There were a number of things, even in the beginning, that were inadequately covered. Tunisia’s revolution is where it all started. I personally barely remember learning anything about the Tunisian revolution as it was happening. Alone, the political unrest there gained little attention. It wasn’t until protests began to shake the entire Arab world that references were made back to Tunisia’s role in being the first in the wave of revolution. The people there saw in the self-immolation of one citizen the final straw. They, like him, decided that enough was enough and action was necessary. Protests against the government sprung up and gained momentum. Governance was given up and elections held to reflect the voice of the people. All of this was accomplished without civil war, without strong coordinated leadership with an agenda, and without any prompting. There is little reason to say that some one person or group wanted to cause Tunisia to revolt because nobody was even expecting it. There was nowhere for people to look and say, “Why don’t we have a revolution like (insert Arab country here)?” They joined together under the idea of changing their country for the better and did it.
Maybe Tunisia got less coverage abroad than it would have if not for the uprisings in Egypt, Libya, and Syria, that followed. Only a month after events began in earnest in Tunisia, Egypt became the center of attention. A month after that it was Libya that revolted against its government and month later it was Syria. And those are the big names; those are the countries that got the most attention. Protests were however held in other countries that saw varying degrees of success. People in Morocco took to the streets looking for improvements in their daily lives and received some concessions from the monarchy. Yemen also saw significant unrest during the Arab Spring. There too, there were concessions from the government in order to hold off revolt. I specifically want to highlight Bahrain. Uprisings in Bahrain could be included among the most well-known uprisings. The scope of the demonstrations was large. The response of the government was not to give concessions but to react against the protesters. Conditions were on par with an Egypt or a Tunisia. Why, then, was the mention of Bahrain minimal at best? Even on Al Jazeera there were few mentions of events in Bahrain. I’m not a fan of conspiracy theories and cover-up stories, but the most reasonable explanation I’ve heard so far is that the Shia aspects of the demonstrations were covered up. Fear of Shia-lead Iran is real in both the United States and countries with Sunni governments. Since Bahrain’s Shia population was very active and was pushing for more rights, regional and global politics may have caused the story to get buried.

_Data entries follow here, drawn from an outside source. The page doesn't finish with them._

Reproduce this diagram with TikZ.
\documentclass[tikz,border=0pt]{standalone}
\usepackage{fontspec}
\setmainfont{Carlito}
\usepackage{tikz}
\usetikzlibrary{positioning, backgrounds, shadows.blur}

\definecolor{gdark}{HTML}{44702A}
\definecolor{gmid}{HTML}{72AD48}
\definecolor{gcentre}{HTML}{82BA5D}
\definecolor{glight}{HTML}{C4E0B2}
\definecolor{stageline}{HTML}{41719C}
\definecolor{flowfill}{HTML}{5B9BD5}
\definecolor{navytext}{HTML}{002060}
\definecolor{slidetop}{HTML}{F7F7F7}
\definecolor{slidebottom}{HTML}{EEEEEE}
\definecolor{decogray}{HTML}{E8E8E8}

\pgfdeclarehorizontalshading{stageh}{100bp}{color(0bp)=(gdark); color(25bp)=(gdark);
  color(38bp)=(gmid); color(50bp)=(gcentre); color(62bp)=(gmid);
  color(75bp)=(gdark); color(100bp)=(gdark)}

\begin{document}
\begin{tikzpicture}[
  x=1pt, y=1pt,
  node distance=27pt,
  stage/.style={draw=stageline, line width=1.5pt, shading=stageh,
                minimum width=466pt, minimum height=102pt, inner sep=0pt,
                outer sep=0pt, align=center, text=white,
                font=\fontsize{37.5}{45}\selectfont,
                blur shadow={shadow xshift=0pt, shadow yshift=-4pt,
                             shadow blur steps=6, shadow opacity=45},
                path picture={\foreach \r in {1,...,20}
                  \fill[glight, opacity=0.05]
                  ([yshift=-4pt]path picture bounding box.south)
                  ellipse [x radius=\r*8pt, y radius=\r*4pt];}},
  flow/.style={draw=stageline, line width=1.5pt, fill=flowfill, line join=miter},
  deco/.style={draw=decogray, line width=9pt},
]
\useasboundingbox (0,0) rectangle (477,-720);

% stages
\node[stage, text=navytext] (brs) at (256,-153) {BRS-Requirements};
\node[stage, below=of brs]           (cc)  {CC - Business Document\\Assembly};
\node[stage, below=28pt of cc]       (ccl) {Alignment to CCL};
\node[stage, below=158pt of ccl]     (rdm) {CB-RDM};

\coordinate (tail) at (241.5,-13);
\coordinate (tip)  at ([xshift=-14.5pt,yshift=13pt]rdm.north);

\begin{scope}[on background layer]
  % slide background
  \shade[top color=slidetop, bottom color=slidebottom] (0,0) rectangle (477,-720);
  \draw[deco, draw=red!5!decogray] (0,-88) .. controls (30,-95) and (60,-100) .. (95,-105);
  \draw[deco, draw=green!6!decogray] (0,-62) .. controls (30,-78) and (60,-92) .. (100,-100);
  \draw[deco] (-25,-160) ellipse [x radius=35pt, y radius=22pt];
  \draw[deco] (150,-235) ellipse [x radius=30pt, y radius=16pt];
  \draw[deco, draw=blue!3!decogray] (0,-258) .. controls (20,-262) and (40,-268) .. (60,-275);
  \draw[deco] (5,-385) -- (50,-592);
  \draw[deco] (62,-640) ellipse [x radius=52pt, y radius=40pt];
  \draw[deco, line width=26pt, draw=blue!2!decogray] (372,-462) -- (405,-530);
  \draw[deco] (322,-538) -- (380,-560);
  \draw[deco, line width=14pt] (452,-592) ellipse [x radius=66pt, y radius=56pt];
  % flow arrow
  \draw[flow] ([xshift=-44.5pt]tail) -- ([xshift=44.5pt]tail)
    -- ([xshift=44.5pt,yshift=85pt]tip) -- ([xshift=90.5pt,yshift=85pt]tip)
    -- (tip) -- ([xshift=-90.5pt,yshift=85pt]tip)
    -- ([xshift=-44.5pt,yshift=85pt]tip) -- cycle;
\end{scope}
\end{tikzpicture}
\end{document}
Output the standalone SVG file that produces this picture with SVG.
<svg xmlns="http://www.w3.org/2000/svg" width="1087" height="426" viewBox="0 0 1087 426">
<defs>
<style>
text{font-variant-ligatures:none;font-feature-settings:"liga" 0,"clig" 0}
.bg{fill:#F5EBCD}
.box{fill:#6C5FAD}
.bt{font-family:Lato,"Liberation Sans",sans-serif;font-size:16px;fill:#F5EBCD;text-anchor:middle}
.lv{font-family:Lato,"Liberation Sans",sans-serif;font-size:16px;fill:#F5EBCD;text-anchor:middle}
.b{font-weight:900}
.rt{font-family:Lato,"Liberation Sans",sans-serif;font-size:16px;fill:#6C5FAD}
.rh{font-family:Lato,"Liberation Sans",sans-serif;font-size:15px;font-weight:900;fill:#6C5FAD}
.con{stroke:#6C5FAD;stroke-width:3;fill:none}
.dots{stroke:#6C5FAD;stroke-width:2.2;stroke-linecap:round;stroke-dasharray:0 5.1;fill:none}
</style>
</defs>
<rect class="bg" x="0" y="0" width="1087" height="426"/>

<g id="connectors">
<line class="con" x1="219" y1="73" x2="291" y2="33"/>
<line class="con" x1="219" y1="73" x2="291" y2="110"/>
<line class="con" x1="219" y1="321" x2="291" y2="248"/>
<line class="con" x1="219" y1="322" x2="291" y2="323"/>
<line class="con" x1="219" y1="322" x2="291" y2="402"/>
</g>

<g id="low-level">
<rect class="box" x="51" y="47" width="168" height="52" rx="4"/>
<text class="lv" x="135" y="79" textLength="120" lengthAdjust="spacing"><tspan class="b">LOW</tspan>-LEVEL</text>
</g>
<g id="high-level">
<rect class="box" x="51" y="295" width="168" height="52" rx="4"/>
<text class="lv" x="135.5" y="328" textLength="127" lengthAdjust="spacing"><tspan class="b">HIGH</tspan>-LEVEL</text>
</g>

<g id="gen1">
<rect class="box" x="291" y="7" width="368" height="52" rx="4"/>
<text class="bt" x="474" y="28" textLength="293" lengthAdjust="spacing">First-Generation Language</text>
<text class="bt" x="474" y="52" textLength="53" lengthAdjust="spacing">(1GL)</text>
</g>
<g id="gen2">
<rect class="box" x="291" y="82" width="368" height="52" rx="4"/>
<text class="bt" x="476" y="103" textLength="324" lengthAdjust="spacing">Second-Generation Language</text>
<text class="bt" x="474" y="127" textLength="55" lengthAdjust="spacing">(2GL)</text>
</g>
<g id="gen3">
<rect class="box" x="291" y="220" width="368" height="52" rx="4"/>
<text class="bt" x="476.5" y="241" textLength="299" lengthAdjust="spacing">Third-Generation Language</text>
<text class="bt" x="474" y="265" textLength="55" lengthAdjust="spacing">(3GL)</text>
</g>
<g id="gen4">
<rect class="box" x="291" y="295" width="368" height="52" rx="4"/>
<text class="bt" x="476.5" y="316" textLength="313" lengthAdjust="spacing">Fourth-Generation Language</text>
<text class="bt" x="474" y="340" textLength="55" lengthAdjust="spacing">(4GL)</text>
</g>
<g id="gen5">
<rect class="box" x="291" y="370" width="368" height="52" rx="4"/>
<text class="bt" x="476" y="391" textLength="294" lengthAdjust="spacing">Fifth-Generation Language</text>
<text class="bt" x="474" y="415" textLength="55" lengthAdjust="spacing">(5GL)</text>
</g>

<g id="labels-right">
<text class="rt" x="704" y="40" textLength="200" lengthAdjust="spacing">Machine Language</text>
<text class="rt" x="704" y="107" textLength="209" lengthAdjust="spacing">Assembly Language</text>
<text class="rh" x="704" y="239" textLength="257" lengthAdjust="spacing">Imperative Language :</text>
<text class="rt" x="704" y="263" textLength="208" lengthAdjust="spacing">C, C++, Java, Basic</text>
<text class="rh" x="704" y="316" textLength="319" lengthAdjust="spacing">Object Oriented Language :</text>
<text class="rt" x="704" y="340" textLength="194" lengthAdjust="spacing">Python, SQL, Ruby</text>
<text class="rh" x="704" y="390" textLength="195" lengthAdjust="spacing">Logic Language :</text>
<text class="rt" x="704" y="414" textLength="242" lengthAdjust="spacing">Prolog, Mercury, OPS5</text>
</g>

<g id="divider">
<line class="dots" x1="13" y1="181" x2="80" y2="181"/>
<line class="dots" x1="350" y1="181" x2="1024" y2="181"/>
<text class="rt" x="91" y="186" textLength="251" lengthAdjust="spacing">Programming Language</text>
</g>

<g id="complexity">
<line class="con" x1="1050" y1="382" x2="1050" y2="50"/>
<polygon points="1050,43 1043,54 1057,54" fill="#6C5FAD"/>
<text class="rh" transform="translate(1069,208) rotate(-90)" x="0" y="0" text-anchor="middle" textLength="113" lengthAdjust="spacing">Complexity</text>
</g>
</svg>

So we have covered that the initial demonstrations and uprisings could have been better covered. But just as important is the fact that those were just the initial stages. Revolution is not an overnight process. The story is still going on. In Egypt, the military took power after President Mubarak stepped down. This was celebrated in the streets because Mubarak was gone but also because the people here respect the army greatly. Military control was supposed to last six months. They were only in power to facilitate the handing over of governance to an elected president and the beginnings of a new constitution. After six months passed, the military was still in control. It became clear that even without Mubarak at its head, the corrupt government set up by him over his 30 year reign was largely preserved. Some people saw these two pieces – the corrupt officials still around and the military not giving up rule – and decided to renew protests against the government. Since the army is seen in such a good light here, these people lacked popular support. However, a year later – a year and a half after Mubarak – protesters took to the streets en masse and pushed the army out of power.
It was only then that elections brought in a new president. The problem is that even that story is marred by corruption and unrest. In the beginning, the elections had a lot of potential. For the first time, politicians were publicly debating issues and elevating the level of political discourse. There were also a number of promising candidates came out of the protests. One such man was Mohammed AlBaradei. Unfortunately, he dropped out of the race because of political attacks aimed at humiliating him and his family. Despite the number of good people running in the first round of elections, the two that made it to the second round of voting were a disappointment. One was a representative of the past administration and the other was a representative of the Muslim Brotherhood. Many advocated not voting at all rather than choose between these two. Therefore, tensions were high from the beginning of Mohammed Mursi and the Muslim Brotherhood’s term.
To this day, protests are held against the government. The list of grievances is long. Demonstrating also has a lot of popular support. If there are Muslim Brotherhood supporters in Egypt, I haven’t met any of them in three weeks of being here. While the west reduces them to an Islamist political group, the view in Egypt is a little more complicated. Islam is a key part of Egyptian society, but it is not the goal of everyone to have an Islamic government. Among those who do aspire to that, there is disagreement to the extent of the role the Qur’an should play in government. In addition to that, the Muslim Brotherhood is not seen as Egyptian. This group formed internationally, and there are markers of that in much of what they say and do. They are seen as outsiders, with an international agenda instead of one for improving Egypt. Specifically, Mursi is seen as not much of an improvement over Mubarak. He personally took over supervision of the creation of a new constitution, a task originally for an independent council. He has enacted a state of emergency to allow the police more freedom in how they deal with protesters, one of the main things that got Mubarak overthrown. Police brutality has not decreased at all during his time in office. Police are allowed a wide range of powers and often misuse them. Beatings are far too common. When videos became public about the beatings in police stations, the police banned cell phones in police stations instead of dealing with the problem. Just recently, a man was stripped and badly beaten in the street during a protest. These things have continued the story of the Arab Spring in Egypt. Almost every Friday and many days in between see a demonstration now. One person I talked to said that while of course the constant protesting does get exhausting, there is no way that they can stop before the Muslim Brotherhood is out of the picture.
This is not specific to Egypt, either. Protests continue across the region. Syria is still caught in conflict. A member of an opposition party in Tunis was recently shot and killed. Protesters have returned to streets in Yemen and the United Nations has warned the ousted government against tampering with elections. If there is a point to all of this, it’s that the story is not over. Despite what you may not hear, the Arab Spring deserves as much attention now as it did in the first six months. Many still fight for the realization of rights they’ve been fighting for for years. Countries previously not in the conversation might still take up the cause of bread, freedom, and social justice.